Rhode Island-Specific Deductions

Rhode Island offers some deductions and credits that differ from federal treatment. Consult with a tax professional familiar with Rhode Island tax law to maximize available deductions and credits specific to your situation.

Getting Professional Help

Rhode Island divorce & taxes involve complex rules and significant financial consequences. The interplay between federal tax law, Rhode Island state tax law, and family law makes professional guidance essential.

When to Consult Tax Professionals

Consider consulting a tax professional or accountant when your divorce involves significant assets, retirement accounts requiring division, business interests or complex investments, concerns about tax liabilities from prior joint returns, or questions about timing your divorce for tax advantages.

A tax professional can model different settlement scenarios to show their tax implications, helping you make informed decisions during negotiations.

Coordinating Legal and Tax Advice

Your Rhode Island divorce attorney and tax professional should work together to structure a settlement that minimizes tax consequences while protecting your legal rights. Tax considerations shouldn't override fair property division, but they're an important factor in achieving the best overall financial outcome.

Moving Forward

Rhode Island divorce & taxes intersect in ways that significantly impact your financial future. From deciding whether filing jointly makes sense during divorce proceedings to dividing marital assets and retirement accounts tax-efficiently, to handling spousal support and child support payments, every decision carries potential tax consequences.

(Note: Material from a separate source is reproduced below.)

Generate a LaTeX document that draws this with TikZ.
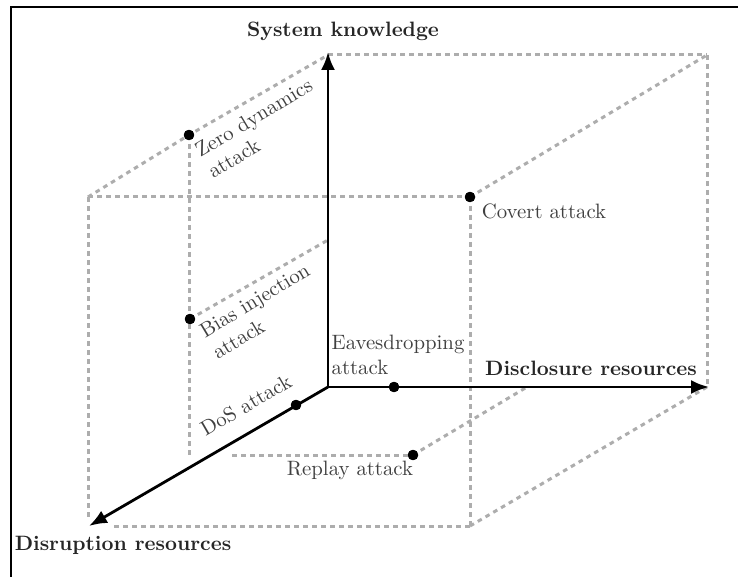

The 2019 changes to spousal support tax treatment, the rules governing property divisions under IRC Section 1041, the requirements for dividing retirement accounts without penalties, and the timing of your divorce finalization all affect your tax situation. By working with experienced professionals who can guide you through both the legal and tax implications of your Rhode Island divorce, you'll be better positioned to negotiate a settlement that protects your interests and minimizes your tax burden going forward.